II. L’encadrement du contrôle de légalité par le juge
A. La plénitude du contrôle juridictionnel sur les éléments techniques
Le juge du fond dispose d’une compétence étendue pour exercer un « plein contrôle de légalité sur l’appréciation portée » par l’administration de la propriété intellectuelle. Cette mission ne se limite pas à la vérification des erreurs manifestes mais autorise une réformation complète des décisions administratives litigieuses. La Cour précise toutefois que le juge peut reconnaître à l’administration une « certaine marge d’appréciation » lors d’évaluations hautement techniques ou complexes. Le Tribunal n’a pas outrepassé ses pouvoirs en procédant à un examen minutieux des caractéristiques physiques des modèles présentés.
L’utilisation d’échantillons de produits réels pour confirmer l’impression visuelle tirée des dessins déposés ne constitue pas une erreur de droit critiquable.
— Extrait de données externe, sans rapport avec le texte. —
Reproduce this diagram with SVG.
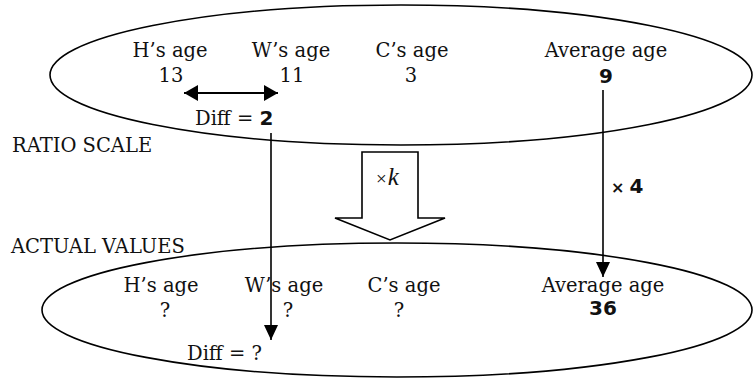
<svg xmlns="http://www.w3.org/2000/svg" width="753" height="378" viewBox="0 0 753 378">
  <style>
    .oval { fill: none; stroke: #000; stroke-width: 1.6; }
    .lbl { font-family: "DejaVu Serif", "Liberation Serif", serif; font-size: 19.5px; fill: #111; }
    .mid { text-anchor: middle; }
    .num { font-family: "DejaVu Sans", "Liberation Sans", sans-serif; font-weight: bold; font-size: 20px; fill: #111; }
    .line { stroke: #000; stroke-width: 1.6; fill: none; }
    .dbl { stroke: #000; stroke-width: 2.2; fill: none; }
  </style>
  <defs>
    <marker id="head" viewBox="0 0 14 16" refX="14" refY="8" markerWidth="14" markerHeight="16" markerUnits="userSpaceOnUse" orient="auto-start-reverse">
      <path d="M0,0 L14,8 L0,16 Z" fill="#000"/>
    </marker>
    <marker id="headv" viewBox="0 0 15 14" refX="15" refY="7" markerWidth="15" markerHeight="14" markerUnits="userSpaceOnUse" orient="auto">
      <path d="M0,0 L15,7 L0,14 Z" fill="#000"/>
    </marker>
  </defs>

  <g id="ratio-scale">
    <ellipse class="oval" cx="401" cy="75" rx="351" ry="70"/>
    <text class="lbl mid" x="170" y="57">H’s age</text>
    <text class="lbl mid" x="171" y="82">13</text>
    <text class="lbl mid" x="291" y="57">W’s age</text>
    <text class="lbl mid" x="292" y="82">11</text>
    <text class="lbl mid" x="412" y="57">C’s age</text>
    <text class="lbl mid" x="411" y="82">3</text>
    <text class="lbl mid" x="606" y="57">Average age</text>
    <text class="num mid" x="606" y="83">9</text>
    <text class="lbl" x="195" y="125">Diff = <tspan class="num">2</tspan></text>
  </g>

  <g id="ratio-scale-label">
    <text class="lbl" x="12" y="152">RATIO SCALE</text>
  </g>

  <g id="actual-values-label">
    <text class="lbl" x="11" y="253">ACTUAL VALUES</text>
  </g>

  <g id="actual-values">
    <ellipse class="oval" cx="397" cy="310" rx="355" ry="67"/>
    <text class="lbl mid" x="161" y="292">H’s age</text>
    <text class="lbl mid" x="165" y="317">?</text>
    <text class="lbl mid" x="284" y="292">W’s age</text>
    <text class="lbl mid" x="288" y="317">?</text>
    <text class="lbl mid" x="404" y="292">C’s age</text>
    <text class="lbl mid" x="399" y="317">?</text>
    <text class="lbl mid" x="603" y="292">Average age</text>
    <text class="num mid" x="603" y="315">36</text>
    <text class="lbl" x="187" y="360">Diff = ?</text>
  </g>

  <g id="scale-arrow">
    <path d="M362,152 L418,152 L418,218 L445,218 L390,240 L335,218 L362,218 Z" fill="#fff" stroke="#000" stroke-width="1.6"/>
    <text x="376" y="185" font-family="Liberation Serif, serif" fill="#111"><tspan font-size="19">×</tspan><tspan font-size="25" font-style="italic" dx="1">k</tspan></text>
  </g>

  <g id="connectors">
    <line class="dbl" x1="184" y1="93" x2="278" y2="93" marker-start="url(#head)" marker-end="url(#head)"/>
    <line class="line" x1="271" y1="133" x2="271" y2="340" marker-end="url(#headv)"/>
    <line class="line" x1="603" y1="90" x2="603" y2="277" marker-end="url(#headv)"/>
    <text x="611" y="193" font-family="DejaVu Sans, sans-serif" font-weight="bold" fill="#111"><tspan font-size="16">×</tspan><tspan font-size="20" dx="5">4</tspan></text>
  </g>
</svg>
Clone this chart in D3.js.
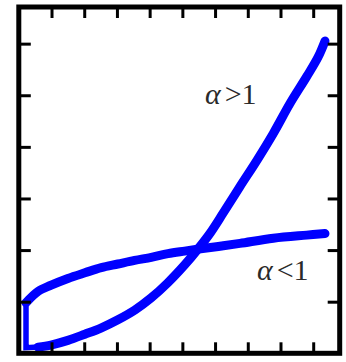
<!DOCTYPE html>
<html>
<head>
<meta charset="utf-8">
<script src="https://cdn.jsdelivr.net/npm/d3@7"></script>
<style>
html,body{margin:0;padding:0;background:#fff;}
svg{display:block;}
</style>
</head>
<body>
<svg id="chart" width="346" height="362"></svg>
<script>
// ---- data ----
const xTicks = [1,2,3,4,5,6,7,8,9];
const yTicks = [1,2,3,4,5,6];
const xDomain = [0, 9.81];
const yDomain = [0, 6.71];

// curve for alpha < 1
const alphaLtX = [0.22, 0.59, 0.99, 1.50, 2.02, 2.52, 3.03, 3.54, 4.05, 4.56, 5.07, 5.50, 6.10, 6.76, 7.78, 8.80, 9.36];
const alphaLtY = [0.98, 1.20, 1.32, 1.45, 1.56, 1.66, 1.73, 1.80, 1.86, 1.93, 1.98, 2.02, 2.07, 2.13, 2.23, 2.29, 2.32];

// curve for alpha > 1
const alphaGtX = [0.22, 0.59, 0.98, 1.50, 2.02, 2.51, 3.03, 3.55, 4.04, 4.56, 5.08, 5.45, 5.85, 6.25, 6.76, 7.28, 7.78, 8.29, 8.80, 9.15, 9.36];
const alphaGtY = [0.11, 0.12, 0.16, 0.25, 0.37, 0.49, 0.65, 0.84, 1.07, 1.37, 1.72, 2.00, 2.33, 2.72, 3.23, 3.74, 4.26, 4.84, 5.36, 5.74, 6.05];

const labels = [
  {greek: "α", rest: ">1", x: 5.69, y: 4.83},
  {greek: "α", rest: "<1", x: 7.28, y: 1.42}
];

// ---- chart ----
const svg = d3.select("#chart");
const x = d3.scaleLinear().domain(xDomain).range([18.8, 339.7]);
const y = d3.scaleLinear().domain(yDomain).range([353.3, 7]);

const lt = alphaLtX.map((v,i)=>[v, alphaLtY[i]]);
const gt = alphaGtX.map((v,i)=>[v, alphaGtY[i]]);

const line = d3.line().x(d=>x(d[0])).y(d=>y(d[1])).curve(d3.curveCatmullRom.alpha(0.5));

// connector from the start of alpha<1 down to the start of alpha>1
svg.append("path")
  .attr("d", d3.line().x(d=>x(d[0])).y(d=>y(d[1]))([lt[0], [lt[0][0], gt[0][1]], gt[1]]))
  .attr("fill","none").attr("stroke","#0000ff").attr("stroke-width",5.5)
  .attr("stroke-linejoin","miter");

[lt, gt].forEach(s=>{
  svg.append("path").attr("d", line(s.slice(s===gt?1:0)))
    .attr("fill","none").attr("stroke","#0000ff").attr("stroke-width",9)
    .attr("stroke-linecap","round").attr("stroke-linejoin","round");
});

// ticks (inward)
function styleAxis(g){
  g.select(".domain").remove();
  g.selectAll(".tick line").attr("stroke","#000").attr("stroke-width",3);
  g.selectAll(".tick text").remove();
}
svg.append("g").attr("transform",`translate(0,${y(yDomain[0])})`)
  .call(d3.axisBottom(x).tickValues(xTicks).tickSize(-11).tickFormat("")).call(styleAxis);
svg.append("g").attr("transform",`translate(0,${y(yDomain[1])})`)
  .call(d3.axisTop(x).tickValues(xTicks).tickSize(-11).tickFormat("")).call(styleAxis);
svg.append("g").attr("transform",`translate(${x(xDomain[0])},0)`)
  .call(d3.axisLeft(y).tickValues(yTicks).tickSize(-12).tickFormat("")).call(styleAxis);
svg.append("g").attr("transform",`translate(${x(xDomain[1])},0)`)
  .call(d3.axisRight(y).tickValues(yTicks).tickSize(-12).tickFormat("")).call(styleAxis);

// frame
svg.append("rect")
  .attr("x", x(xDomain[0])).attr("y", y(yDomain[1]))
  .attr("width", x(xDomain[1]) - x(xDomain[0]))
  .attr("height", y(yDomain[0]) - y(yDomain[1]))
  .attr("fill","none").attr("stroke","#000").attr("stroke-width",5);

// labels
labels.forEach(l=>{
  const t = svg.append("text").attr("x", x(l.x)).attr("y", y(l.y))
    .attr("font-family","'Liberation Serif', 'DejaVu Serif', serif")
    .attr("font-size", 30).attr("fill","#2a2a2a");
  t.append("tspan").attr("font-style","italic").text(l.greek);
  t.append("tspan").attr("dx", 4).text(l.rest);
});
</script>
</body>
</html>
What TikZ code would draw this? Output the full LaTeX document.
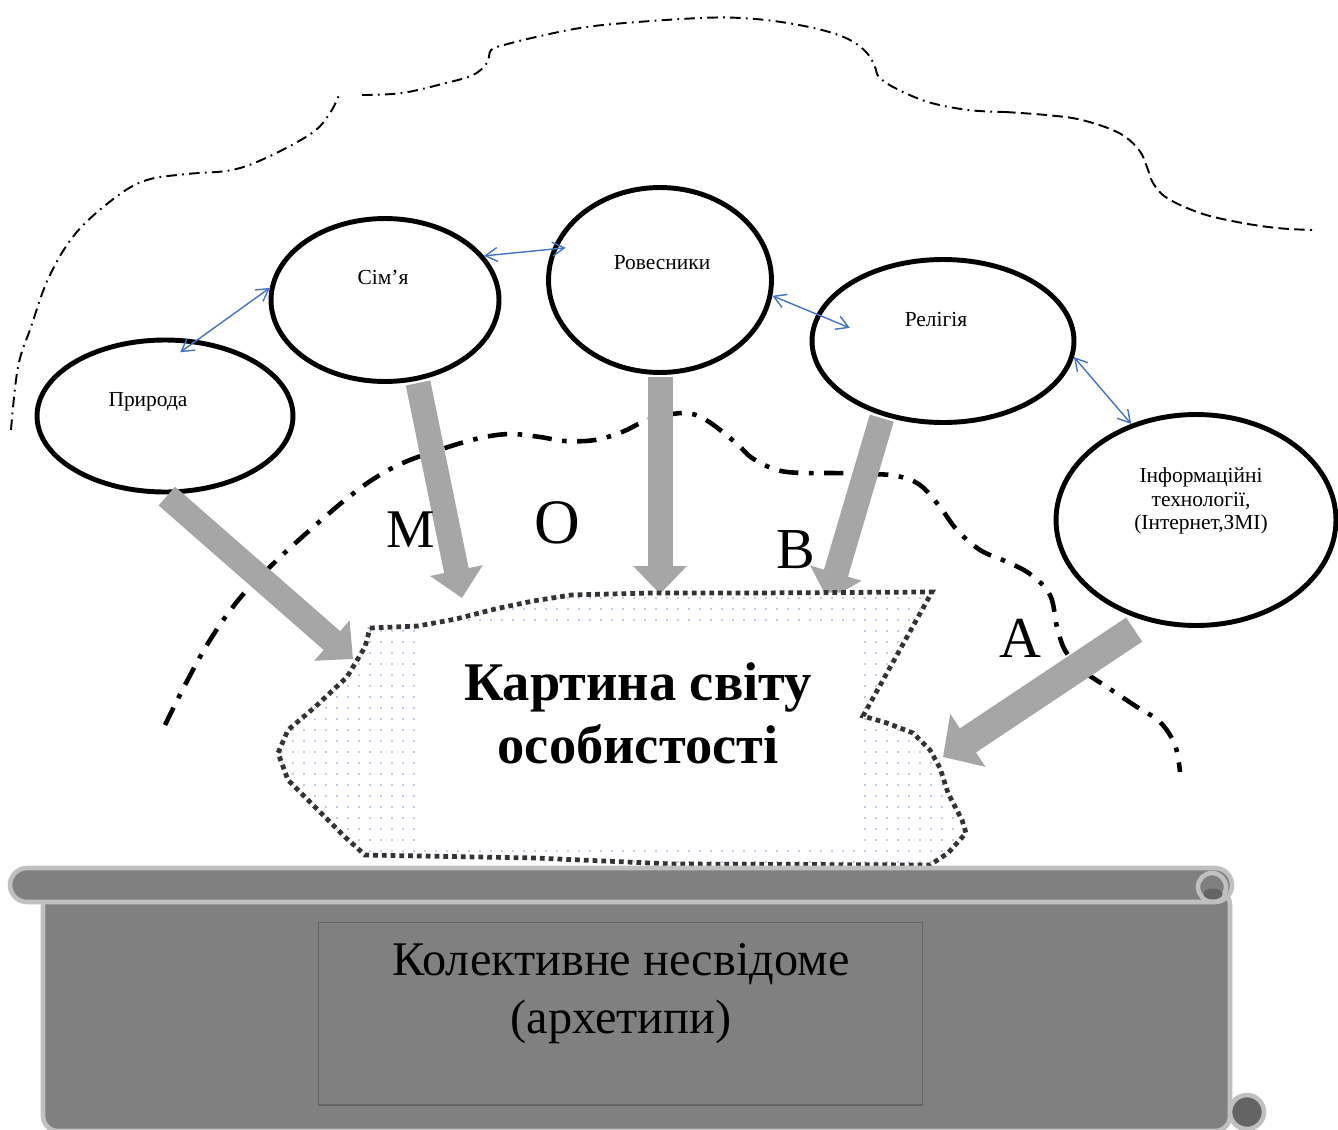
\documentclass[tikz,border=0pt]{standalone}
\usepackage{fontspec}
\setmainfont{Liberation Serif}
\usetikzlibrary{shapes.geometric, arrows.meta}

\definecolor{linkblue}{RGB}{68,114,196}
\definecolor{arrowgray}{RGB}{166,166,166}
\definecolor{scrollfill}{RGB}{128,128,128}
\definecolor{scrolledge}{RGB}{192,192,192}
\definecolor{scrolldark}{RGB}{100,100,100}
\definecolor{dotblue}{RGB}{120,160,220}

% outline of the "picture of the world" cloud
\newcommand{\cloudoutline}{(370,628) -- (418,626) -- (456,619) -- (495,609) -- (533,601) -- (571,595) -- (650,593) -- (750,593) -- (932,592) -- (863,716) -- (887,723) -- (913,733) -- (930,750) -- (940,768) -- (948,793) -- (962,820) -- (966,833) -- (948,853) -- (930,865) -- (673,864) -- (535,858) -- (365,855) -- (345,837) -- (315,807) -- (288,780) -- (278,753) -- (288,730) -- (315,707) -- (347,677) -- (365,647) -- cycle}

\begin{document}
\begin{tikzpicture}[x=0.02cm, y=-0.02cm,
    bubble/.style     = {ellipse, draw, line width=2.8pt, inner sep=0pt},
    bubbletext/.style = {inner sep=0pt, align=center, font=\fontsize{12.2}{13.2}\selectfont},
    link/.style       = {draw=linkblue, line width=0.8pt, {Straight Barb[length=2.4mm,width=2.8mm]}-{Straight Barb[length=2.4mm,width=2.8mm]}},
    influence/.style  = {draw=arrowgray, line width=0.5cm, -{Triangle[length=0.56cm,width=1.04cm]}, shorten <=1.4pt},
    letter/.style     = {inner sep=0pt, font=\fontsize{33}{36}\selectfont},
    outerline/.style  = {line width=1.1pt, dash pattern=on 6pt off 3pt on 1pt off 3pt},
    outerdash/.style  = {line width=1.1pt, dash pattern=on 6pt off 3pt},
    innerline/.style  = {line width=2.6pt, dash pattern=on 11pt off 6pt on 2.6pt off 6pt},
    cloudedge/.style  = {draw=black!80, line width=2.7pt, dash pattern=on 2.7pt off 2.3pt},
    scrollpart/.style = {fill=scrollfill, draw=scrolledge, line width=2.6pt}
  ]
  \useasboundingbox (0,0) rectangle (1338,1129);

  % Boundaries
  \draw[outerline] plot[smooth, tension=0.6] coordinates {(11,430) (18,367) (31,327) (49,277) (76,233) (116,197) (147,180) (187,174) (232,170) (268,157) (312,133) (330,113) (339,95)};
  \draw[outerline] plot[smooth, tension=0.6] coordinates {(362,95) (402,93) (446,83) (473,75) (487,63) (491,50) (504,45) (536,37) (580,28) (625,23) (700,18) (741,18) (781,22) (822,30) (850,40) (867,53) (875,67) (879,77) (895,88) (928,102) (968,110) (1005,112)};
  \draw[outerdash] plot[smooth, tension=0.6] coordinates {(1005,112) (1046,115) (1082,120) (1119,133) (1139,150) (1147,167) (1153,183) (1167,198) (1200,213) (1237,222) (1277,228) (1312,230)};
  \draw[innerline] plot[smooth, tension=0.6] coordinates {(165,725) (185,685) (210,640) (240,598) (275,562) (310,530) (345,500) (375,478) (405,462) (445,448) (480,438) (510,434) (540,437) (565,441) (595,440) (622,432) (648,420) (683,413) (706,420) (736,443) (752,458) (777,470) (803,473) (833,473) (870,474) (897,476) (920,485) (940,507) (957,530) (980,550) (1005,561) (1030,574) (1050,595) (1057,627) (1066,652) (1085,672) (1107,687) (1137,707) (1160,722) (1175,745) (1180,772)};

  % Factors
  \node[bubble, minimum width=5.12cm, minimum height=3.04cm] (pryroda)   at (165,416) {};
  \node[bubble, minimum width=4.56cm, minimum height=3.26cm] (simia)     at (385,300) {};
  \node[bubble, minimum width=4.46cm, minimum height=3.70cm] (rovesnyky) at (660,280) {};
  \node[bubble, minimum width=5.24cm, minimum height=3.26cm] (religia)   at (943,341) {};
  \node[bubble, minimum width=5.60cm, minimum height=4.22cm] (info)      at (1196,520) {};
  \node[bubbletext] (pryroda-t)   at (148,402) {Природа};
  \node[bubbletext] (simia-t)     at (383,277) {Сім’я};
  \node[bubbletext] (rovesnyky-t) at (662,263) {Ровесники};
  \node[bubbletext] (religia-t)   at (936,320) {Релігія};
  \node[bubbletext] (info-t)      at (1201,501) {Інформаційні\\технології,\\(Інтернет,ЗМІ)};

  % Links between factors
  \draw[link, shorten <=-0.42cm] (pryroda.67) -- (simia.174);
  \draw[link, shorten >=-0.27cm] (simia.24) -- (rovesnyky.164);
  \draw[link, shorten >=-0.72cm] (rovesnyky.-8) -- (religia.168);
  \draw[link] (religia.-7) -- (info.124);

  % Influences
  \coordinate (tipP) at (353,659);
  \coordinate (tipS) at (462,598);
  \coordinate (tipR) at (660,594);
  \coordinate (tipL) at (828,600);
  \coordinate (tipI) at (943,757);
  \draw[influence] (pryroda.south) -- (tipP);
  \draw[influence] (simia.-68) -- (tipS);
  \draw[influence] (rovesnyky.south) -- (tipR);
  \draw[influence] (religia.-129) -- (tipL);
  \draw[influence, line width=0.58cm, -{Triangle[length=0.6cm,width=1.24cm]}, shorten <=0.3cm] (info.-116) -- (tipI);

  % Picture of the world
  \begin{scope}
    \clip \cloudoutline;
    \fill[white] (270,585) rectangle (975,870);
    \foreach \x in {282,293,...,970}
      \foreach \y in {598,609,...,866}
        \fill[dotblue] (\x,\y) circle[radius=0.45pt];
    \fill[white] (415,624) rectangle (862,843);
  \end{scope}
  \draw[cloudedge] \cloudoutline;
  \node[font=\bfseries\fontsize{31}{35.8}\selectfont, align=center, inner sep=0pt] (world) at (638,713) {Картина світу\\особистості};

  % Letters
  \node[letter, font=\fontsize{31}{34}\selectfont] (m) at (411,530) {М};
  \node[letter, font=\fontsize{36}{40}\selectfont] (o) at (557,523) {О};
  \node[letter] (v) at (796,550) {В};
  \node[letter] (a) at (1020,638) {А};

  % Scroll
  \draw[scrollpart, rounded corners=0.3cm] (43,890) -- (43,1131) -- (1230,1131) -- (1230,890) -- cycle;
  \draw[scrollpart, rounded corners=0.34cm] (10,868) rectangle (1232,902);
  \draw[scrollpart] (1212,887) circle[radius=0.28cm];
  \fill[scrolldark] (1213,894) ellipse[x radius=0.19cm, y radius=0.11cm];
  \draw[scrollpart, fill=scrolldark] (1247,1112) circle[radius=0.34cm];
  \node[draw=scrolldark, line width=0.6pt, minimum width=12.1cm, minimum height=3.66cm, inner sep=0pt] (archbox) at (620.5,1013.5) {};
  \node[font=\fontsize{27.5}{33}\selectfont, align=center, inner sep=0pt] (archtext) at (621,994) {Колективне несвідоме\\(архетипи)};
\end{tikzpicture}
\end{document}
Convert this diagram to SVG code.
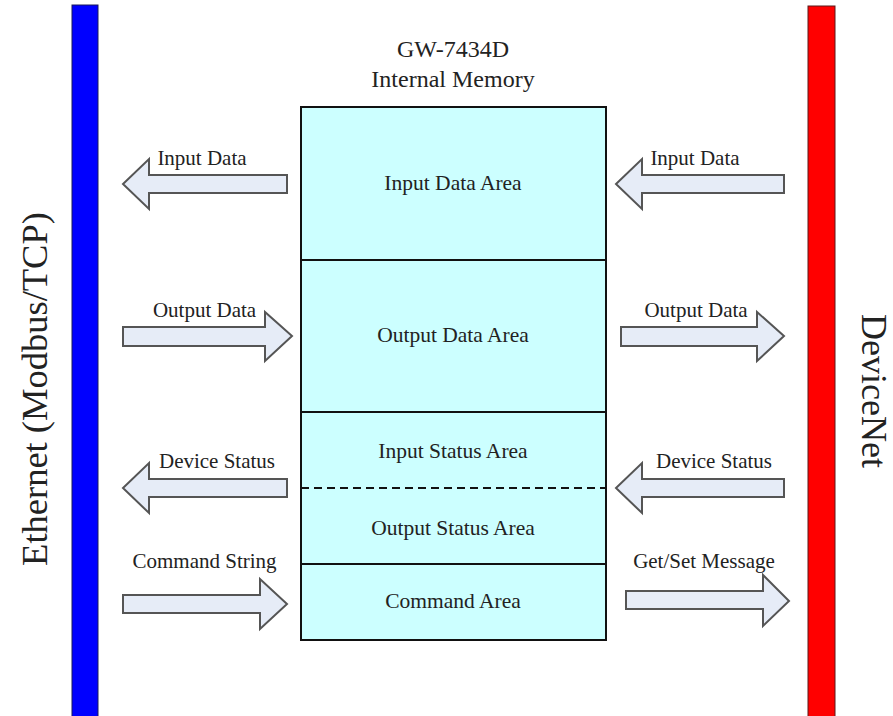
<svg xmlns="http://www.w3.org/2000/svg" width="893" height="716" viewBox="0 0 893 716">
<style>
text{font-family:"Liberation Serif","Times New Roman",serif;fill:#222}
.lbl{font-size:21px}
.box{font-size:21.5px}
.ttl{font-size:24px}
.arr{fill:#e6ecf7;stroke:#555;stroke-width:2;stroke-linejoin:miter}
.area{fill:#ccffff;stroke:#111;stroke-width:2}
</style>
<rect width="893" height="716" fill="#fff"/>
<g id="ethernet">
<rect x="72" y="5" width="26" height="715" fill="#0000ff" stroke="#1a1a5a" stroke-width="1"/>
<text style="font-size:36.5px" transform="translate(47,389) rotate(-90)" text-anchor="middle">Ethernet (Modbus/TCP)</text>
</g>
<g id="devicenet">
<rect x="808" y="6" width="27" height="715" fill="#ff0000" stroke="#5a1a1a" stroke-width="1"/>
<text style="font-size:36px" transform="translate(862,391) rotate(90)" text-anchor="middle">DeviceNet</text>
</g>
<g id="title">
<text class="ttl" x="453" y="57" text-anchor="middle">GW-7434D</text>
<text class="ttl" x="453" y="87" text-anchor="middle">Internal Memory</text>
</g>
<g id="memory">
<rect class="area" x="301" y="107" width="305" height="533"/>
<line x1="301" y1="260" x2="606" y2="260" stroke="#111" stroke-width="2"/>
<line x1="301" y1="412" x2="606" y2="412" stroke="#111" stroke-width="2"/>
<line x1="301" y1="488" x2="606" y2="488" stroke="#111" stroke-width="2" stroke-dasharray="8,5"/>
<line x1="301" y1="564" x2="606" y2="564" stroke="#111" stroke-width="2"/>
<text class="box" x="453" y="190" text-anchor="middle">Input Data Area</text>
<text class="box" x="453" y="342" text-anchor="middle">Output Data Area</text>
<text class="box" x="453" y="458" text-anchor="middle">Input Status Area</text>
<text class="box" x="453" y="535" text-anchor="middle">Output Status Area</text>
<text class="box" x="453" y="608" text-anchor="middle">Command Area</text>
</g>
<g id="connectors">
<polygon class="arr" points="287,175 149,175 149,159 123,184 149,209 149,193 287,193"/>
<polygon class="arr" points="784,175 642,175 642,159 616,184 642,209 642,193 784,193"/>
<polygon class="arr" points="123,327 265,327 265,312 292,336 265,361 265,346 123,346"/>
<polygon class="arr" points="621,327 757,327 757,312 784,336 757,361 757,346 621,346"/>
<polygon class="arr" points="287,479 149,479 149,463 123,488 149,513 149,497 287,497"/>
<polygon class="arr" points="784,479 642,479 642,463 616,488 642,513 642,497 784,497"/>
<polygon class="arr" points="123,595 260,595 260,579 287,604 260,629 260,613 123,613"/>
<polygon class="arr" points="626,591 763,591 763,575 789,601 763,626 763,609 626,609"/>
</g>
<g id="labels">
<text class="lbl" x="202" y="165" text-anchor="middle">Input Data</text>
<text class="lbl" x="695" y="165" text-anchor="middle">Input Data</text>
<text class="lbl" x="204.5" y="317" text-anchor="middle">Output Data</text>
<text class="lbl" x="696" y="317" text-anchor="middle">Output Data</text>
<text class="lbl" x="217" y="468" text-anchor="middle">Device Status</text>
<text class="lbl" x="714" y="468" text-anchor="middle">Device Status</text>
<text class="lbl" x="204.5" y="568" text-anchor="middle">Command String</text>
<text class="lbl" x="704" y="568" text-anchor="middle">Get/Set Message</text>
</g>
</svg>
Cette comparaison matérielle sert à « confirmer les conclusions déjà tirées » à partir des représentations graphiques figurant dans les demandes officielles d’enregistrement. Le juge peut ainsi s’appuyer sur la réalité du marché pour affiner sa perception de l’impression globale produite sur l’utilisateur. La légalité de la décision administrative est alors scrutée avec une rigueur garantissant la sécurité juridique des titulaires de droits.
B. La limitation du contrôle du pourvoi aux questions de droit
La Cour de justice rappelle que l’appréciation des faits et des éléments de preuve ne relève pas de sa compétence en matière de pourvoi. Une partie ne peut utilement invoquer une dénaturation que si elle démontre une erreur manifeste apparaissant « de façon manifeste des pièces du dossier ». Le grief de dénaturation doit être étayé par des indications précises sur les éléments d’analyse qui auraient conduit à une conclusion erronée. En l’espèce, la critique portant sur la perception des modèles uniquement « de dessus » est rejetée comme étant de nature purement factuelle.
Le pourvoi est intégralement rejeté car les arguments soulevés ne démontrent aucune violation des règles relatives à la charge de la preuve. Cette solution consacre la souveraineté des juges du fond dans l’évaluation concrète de l’impression visuelle globale produite par les créations industrielles. La décision renforce la protection des modèles antérieurs dès lors que les similitudes portent sur des aspects non dictés par la fonction technique. La condamnation aux dépens de la partie requérante clôt définitivement ce litige relatif à la propriété intellectuelle européenne.